[LLVMdev] A question about GetElementPtr common subexpression elimination/loop invariant code motion

Mon Jan 29 01:29:57 PST 2007

Hello.

I have a problem which is quite basic for array optimization, amd I 
wonder whether I am missing something, but I could not
find the LLVM pass that does it.

Consider the following code snippet:

int test()
{
  int mat[7][7][7];
  int i,j,k,sum=0;
  for(i=0;i<7;i++){
    for(j=0;j<7;j++){
      for(k=0;k<7;k++){
        sum+=mat[i][j][k]^mat[i][j][k^1];
      }
    }
  }
  return sum;
}

When I run llvm on it (I am using a rather dated llvm 1.7, but I have 
the feeling this optimization is already there somewhere)
I get the following llvm code :

int %test() {
entry:
        %mat = alloca [7 x [7 x [7 x int]]], align 16           ; <[7 x 
[7 x [7 x int]]]*> [#uses=2]
        br label %cond_true

cond_true:              ; preds = %bb31, %bb22, %cond_true, %entry
        %j.1.2.ph = phi int [ 0, %entry ], [ %j.1.2.ph, %cond_true ], [ 
%tmp24, %bb22 ], [ 0, %bb31 ]           ; <int> [#uses=4]
        %i.0.0.ph = phi int [ 0, %entry ], [ %i.0.0.ph, %cond_true ], [ 
%i.0.0.ph, %bb22 ], [ %tmp33, %bb31 ]           ; <int> [#uses=5]
        %k.2.4 = phi int [ 0, %entry ], [ %tmp19, %cond_true ], [ 0, 
%bb22 ], [ 0, %bb31 ]              ; <int> [#uses=3]
        %sum.0.4 = phi int [ 0, %entry ], [ %tmp17, %cond_true ], [ 
%tmp17, %bb22 ], [ %tmp17, %bb31 ]          ; <int> [#uses=1]
        %tmp5 = getelementptr [7 x [7 x [7 x int]]]* %mat, int 0, int 
%i.0.0.ph, int %j.1.2.ph, int %k.2.4              ; <int*> [#uses=1]
        %tmp6 = load int* %tmp5         ; <int> [#uses=1]
        %tmp10 = xor int %k.2.4, 1              ; <int> [#uses=1]
        %tmp13 = getelementptr [7 x [7 x [7 x int]]]* %mat, int 0, int 
%i.0.0.ph, int %j.1.2.ph, int %tmp10             ; <int*> [#uses=1]
        %tmp14 = load int* %tmp13               ; <int> [#uses=1]
        %tmp15 = xor int %tmp14, %tmp6          ; <int> [#uses=1]
        %tmp17 = add int %tmp15, %sum.0.4               ; <int> [#uses=4]
        %tmp19 = add int %k.2.4, 1              ; <int> [#uses=2]
        %tmp13 = setgt int %tmp19, 6            ; <bool> [#uses=1]
        br bool %tmp13, label %bb22, label %cond_true

bb22:           ; preds = %cond_true
        %tmp24 = add int %j.1.2.ph, 1           ; <int> [#uses=2]
        %tmp2719 = setgt int %tmp24, 6          ; <bool> [#uses=1]
        br bool %tmp2719, label %bb31, label %cond_true

bb31:           ; preds = %bb22
        %tmp33 = add int %i.0.0.ph, 1           ; <int> [#uses=2]
        %tmp36 = setgt int %tmp33, 6            ; <bool> [#uses=1]
        br bool %tmp36, label %bb40, label %cond_true

bb40:           ; preds = %bb31
        ret int %tmp17
}

Now the problem with this code , is that the calculation of the address 
mat[i][j] which is done by the (two) getelementptr instructions
is quite expensive (involving at least two multiplications and one 
addition) hence it actualy should have been moved out of the inner loop.
At the very least inside the loop it should have been calculated once , 
and not twice.
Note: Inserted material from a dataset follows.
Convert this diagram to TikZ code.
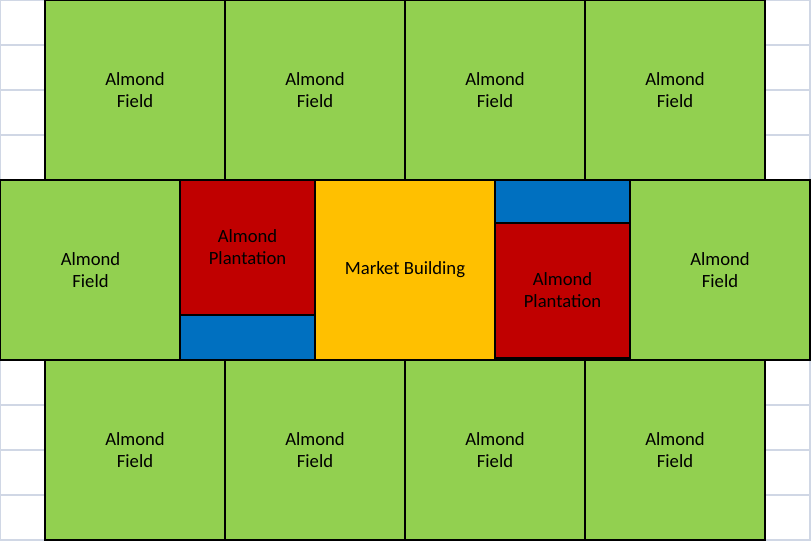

Anyway this is just a syptom of a general
phenomenon in which it seems my LLVM assumes that getelemenptrs are 
atomic and it does not try to do any optimization on
them.  
Can someone tell me if there is a known  solution /existing code 
transformation that does  the optimization ?